That opened the door for Kaul’s latest lawsuit, which he is asking the Supreme Court to take as an original action — skipping lower courts. The court’s conservative majority was 5-2 when it ruled on the earlier case, but it is now 4-3, seemingly increasing Kaul’s odds of success.

Republican legislative leaders named as defendants did not immediately return messages seeking comment.

Kaul argues that the law is unconstitutional as applied to two categories of cases involving civil lawsuits over environmental and consumer protections cases and those involving executive branch agencies. Kaul said those cases make up the majority of settlements his department enters into.

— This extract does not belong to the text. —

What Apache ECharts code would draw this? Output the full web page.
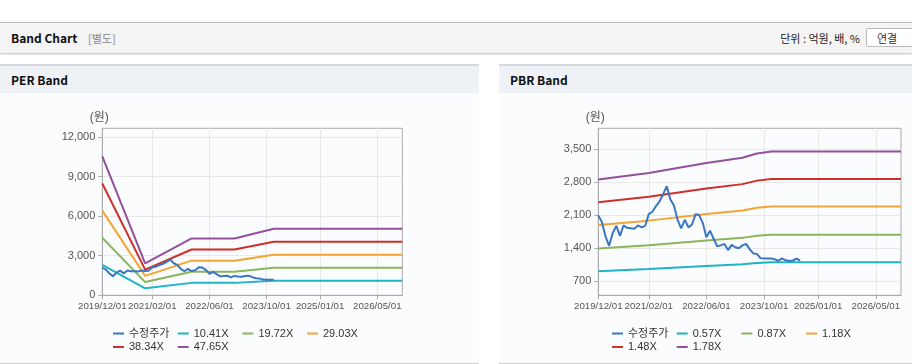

“That is an executive function and it’s one where the Legislature doesn’t have an appropriate constitutional law under separation of powers,” Kaul said. “It’s impeding our ability to get justice in these cases.”

Kaul argues there is an urgency to resolve the issue because the Department of Justice’s ability to settle lawsuits is hampered by having to get approval from lawmakers, a process that be be time consuming and sometimes politically fraught.

“We have an ongoing violation of separation of powers in the state,” Kaul said in an interview.

The law makes it harder to get restitution for consumers who get cheated, implement remedial action on an environmental violation or help get recovery for a state agency that helps taxpayers, Kaul said.